The sound of Anthony Lovison's singing echoes through the corridors of the Montreal subway, reaching commuters' ears long before they see the young brown-haired man and his guitar.

Barely a minute into "Heaven's Door," a man walks up with a smile and throws 50 cents into Lovison's open guitar case – the first customer of the day.

As he sings, more change comes clinking in: $4 from a man in a suit, some quarters from a girl who looks about 10 years old, and $2 from an elderly woman with a cane.

Lovison, a 28-year-old street musician and Masters' student, makes a living playing for cash – an increasingly rare commodity as consumers shift to digital-only payments.

In the second quarter of 2017, almost 40 per cent of payment transactions used tap-and-pay methods, according to data from debit and credit payment processor Moneris Solutions, a figure the company predicts will jump to 50 per cent by the end of the year.

But while a truly cashless society may still be years away, that hasn't stopped those who depend on it from feeling its effects.

It's an issue for charitable organizations like The Salvation Army, which is beginning to rethink its annual Christmas kettle campaign.

In recent years, the organization has experimented with having some volunteers carry debit terminals, according to a spokeswoman.

This year, the Salvation Army is creating a website for the campaign, as well as partnering with RBC to develop a mobile app where people can donate.

"There's no going around it -- we have to adapt to the fact that people don't have much money on them anymore," said Brigitte St-Germain, the organization's public relations director.

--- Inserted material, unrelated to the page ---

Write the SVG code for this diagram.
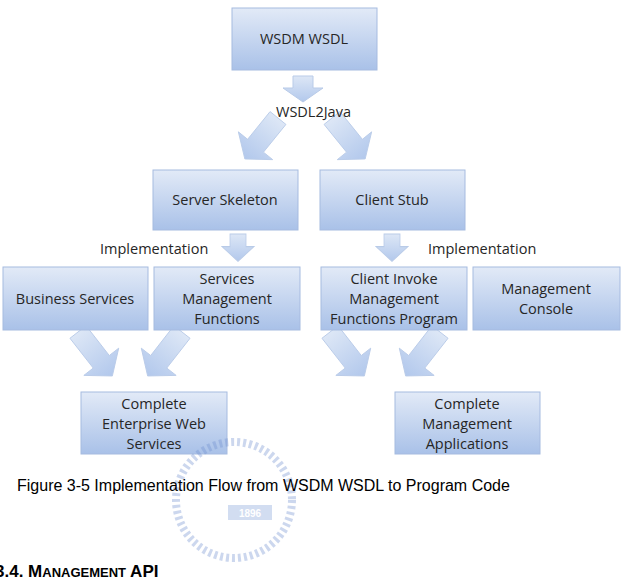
<svg xmlns="http://www.w3.org/2000/svg" width="624" height="583" viewBox="0 0 624 583">
<defs>
<linearGradient id="bg" x1="0" y1="0" x2="0" y2="1"><stop offset="0" stop-color="#e2eaf7"/><stop offset="1" stop-color="#a9c1e8"/></linearGradient>
<linearGradient id="ag" x1="0" y1="0" x2="0" y2="1"><stop offset="0" stop-color="#dde7f6"/><stop offset="1" stop-color="#b2c8ec"/></linearGradient>
<path id="big" d="M-12,0 L12,0 L12,42 L26,42 L0,62 L-26,42 L-12,42 Z"/>
<path id="sm" d="M-10,0 L10,0 L10,12 L20,12 L0,26 L-20,12 L-10,12 Z"/>
</defs>
<style>
.box{fill:url(#bg);stroke:#a6bbe0;stroke-width:1}
.arr{fill:url(#ag);stroke:#b9cbe8;stroke-width:1}
.t{font-family:"Open Sans","Liberation Sans",sans-serif;font-size:14.5px;fill:#262626;text-anchor:middle}
.l{font-family:"Open Sans","Liberation Sans",sans-serif;font-size:14.5px;fill:#262626}
</style>
<g id="connectors">
<use href="#sm" class="arr" transform="translate(303,76)"/>
<use href="#big" class="arr" transform="translate(278,118) rotate(39) scale(0.85,0.85)"/>
<use href="#big" class="arr" transform="translate(332,118) rotate(-39) scale(0.85,0.85)"/>
<use href="#sm" class="arr" transform="translate(238,234) scale(0.8,1.05)"/>
<use href="#sm" class="arr" transform="translate(392,234) scale(0.8,1.05)"/>
<use href="#big" class="arr" transform="translate(78,332) rotate(-38) scale(0.85,0.9)"/>
<use href="#big" class="arr" transform="translate(182,332) rotate(38) scale(0.85,0.9)"/>
<use href="#big" class="arr" transform="translate(330,332) rotate(-38) scale(0.85,0.9)"/>
<use href="#big" class="arr" transform="translate(440,332) rotate(38) scale(0.85,0.9)"/>
<text class="l" x="276" y="117">WSDL2Java</text>
<text class="l" x="100" y="254">Implementation</text>
<text class="l" x="428" y="254">Implementation</text>
</g>
<g id="wsdm"><rect class="box" x="232" y="8" width="145" height="62"/><text class="t" x="304" y="44">WSDM WSDL</text></g>
<g id="server"><rect class="box" x="153" y="170" width="145" height="60"/><text class="t" x="225" y="205">Server Skeleton</text></g>
<g id="client"><rect class="box" x="320" y="170" width="145" height="60"/><text class="t" x="392" y="205">Client Stub</text></g>
<g id="business"><rect class="box" x="3" y="267" width="145" height="63"/><text class="t" x="75" y="304">Business Services</text></g>
<g id="svcmgmt"><rect class="box" x="154" y="267" width="146" height="63"/><text class="t" x="227" y="284">Services</text><text class="t" x="227" y="304">Management</text><text class="t" x="227" y="324">Functions</text></g>
<g id="invoke"><rect class="box" x="321" y="267" width="146" height="63"/><text class="t" x="394" y="284">Client Invoke</text><text class="t" x="394" y="304">Management</text><text class="t" x="394" y="324">Functions Program</text></g>
<g id="console"><rect class="box" x="473" y="267" width="147" height="63"/><text class="t" x="546" y="294">Management</text><text class="t" x="546" y="314">Console</text></g>
<g id="enterprise"><rect class="box" x="81" y="392" width="146" height="62"/><text class="t" x="154" y="409">Complete</text><text class="t" x="154" y="429">Enterprise Web</text><text class="t" x="154" y="449">Services</text></g>
<g id="mgmtapps"><rect class="box" x="395" y="392" width="145" height="62"/><text class="t" x="467" y="409">Complete</text><text class="t" x="467" y="429">Management</text><text class="t" x="467" y="449">Applications</text></g>
<g id="watermark" opacity="0.35">
<circle cx="234" cy="500" r="58" fill="none" stroke="#6f8fd0" stroke-width="8" stroke-dasharray="3 3"/>
<rect x="228" y="505" width="44" height="15" fill="#7f9fd8"/>
<text x="250" y="517" font-family="Liberation Sans,sans-serif" font-size="10" font-weight="bold" fill="#fff" text-anchor="middle">1896</text>
</g>
<text x="17" y="491" font-family="Liberation Sans,Arial,sans-serif" font-size="16" fill="#000">Figure 3-5 Implementation Flow from WSDM WSDL to Program Code</text>
<text x="-5" y="577" font-family="Liberation Sans,Arial,sans-serif" font-size="17" font-weight="bold" fill="#000">3.4.   M<tspan font-size="13">ANAGEMENT</tspan> API</text>
</svg>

Lovison says his income from busking is too random to know whether he's being affected by changing consumer habits.

"I can play for two hours and make $100, then the next week, same day and same time, I can make nothing," he said.

Joseph Krila, who holds out a baseball cap in front of a Burger King in downtown Montreal, says passers-by increasingly tell him they don't have any change.

"They say, 'I don't carry cash, only cards," said Krila, who said he was 59.